Clay Spinuzzi Tracing genres through organizations: a sociocultural approach to information design. Cambridge, MA: MIT Press, 2003. xi, 246pp. ISBN 0-262-19491-0 £22.95
We usually associated the concept of genre with literary works: romance, thrillers, the psychological novel, the family story, etc., etc. Here, however, genre is used in a different sense, although it takes the author a little while to tell us what it is; he doesn't get round to a definition until page 41:
Genres are not discret artifacts, but traditions of producing, using, and interpreting artifacts, traditions that make their way into the artifact as a 'form-shaping ideology'. That is, they emerge from cultural-historical activity and represent, reflect, stabilize, and help constitute that activity.
In fact, the task of defining and describing genres takes from page 40 to page 47, when we move on to genre ecologies, so it will be evident that we are not dealing here with an intuitive concept, although, paradoxically, genres themselves may emerge intuitively through interaction with artefacts as ways of dealing with those artefacts. For example, an example of a genre, given early in the text, is the case of the police officer working with a map, to locate and analyse traffic accidents. Instead of referring to the map, which would take up too much desk space, she refers to a list of numerical coordinates, prepared previously, which is much easier to handle - that list is an example of a genre.

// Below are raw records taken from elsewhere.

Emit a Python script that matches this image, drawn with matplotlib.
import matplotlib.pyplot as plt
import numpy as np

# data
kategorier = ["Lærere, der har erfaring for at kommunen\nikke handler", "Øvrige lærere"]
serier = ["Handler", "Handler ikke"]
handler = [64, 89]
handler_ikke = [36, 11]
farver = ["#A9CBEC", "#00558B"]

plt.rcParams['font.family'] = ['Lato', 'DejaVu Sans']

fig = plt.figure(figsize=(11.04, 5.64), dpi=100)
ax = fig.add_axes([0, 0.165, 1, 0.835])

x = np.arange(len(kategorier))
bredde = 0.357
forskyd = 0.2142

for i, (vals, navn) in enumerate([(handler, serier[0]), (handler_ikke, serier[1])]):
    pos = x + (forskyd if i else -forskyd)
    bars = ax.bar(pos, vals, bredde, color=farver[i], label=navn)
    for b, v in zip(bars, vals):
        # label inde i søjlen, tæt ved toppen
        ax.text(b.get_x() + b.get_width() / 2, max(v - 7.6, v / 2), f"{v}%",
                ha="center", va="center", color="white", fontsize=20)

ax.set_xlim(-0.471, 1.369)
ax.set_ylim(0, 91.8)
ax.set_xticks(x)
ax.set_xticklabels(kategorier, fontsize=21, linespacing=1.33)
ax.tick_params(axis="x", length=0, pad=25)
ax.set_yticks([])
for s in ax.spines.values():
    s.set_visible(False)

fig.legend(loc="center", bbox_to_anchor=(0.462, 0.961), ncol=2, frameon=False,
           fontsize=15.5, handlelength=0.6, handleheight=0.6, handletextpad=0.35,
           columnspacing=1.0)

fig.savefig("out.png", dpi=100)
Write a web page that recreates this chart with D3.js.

The reference in the quotation to 'cultural-historical activity' will alert the reader to the fact that genre theory is being used within the theoretical framework of activity theory, which was the subject of another book, reviewed in the July 2004 issue. Here, activity theory provides the integrating framework for the study, drawing upon the idea of reciprocal relationships among the various constituents of activity – '...work activities constitute goal-directed actions, which in turn constitute habitual operations—but operations can reciprocally structure goals and actions and shape activities' (p. 29).
The focus of Spinuzzi's study is the Iowa Accident Location and Analysis System (ALAS) and the various iterations of development of the system. Following the genre theory concept within activity theory, his concern is with how various genres '...proliferated in an activity and how they were periodically reorganized into new systems' (p. 61)
Spinuzzi initially explores the idea of the system user as victim, with the system designer as hero, rescuing him or her from the shortcomings of the system. He claims that this trope underlies most attempts at 'user-centred' design. His analysis of the genres developed by users in the context of ALAS lead him to conclude that:
...workers continually draw on existing genres to develop local ad hoc solutions to recurrent problems in their particular workplace. They take official genres that were designed for broad situations and modify them with unofficial genres to produce solutions tailor-made for their own local situations. In doing so, they build genre ecologies that collectively mediate their complex activities. (p. 222)
Most 'user-centred' design strategies draw upon the user as an information source, but go no further than that. Spinuzzi's work leads him to suggest that workers should be invited '...to be true codesigners rather than clients or informants...' (p. 222-223) and he makes a sound argument for this position.
This is a text that should be read by every systems designer and by anyone interested in the role of the information user in systems design.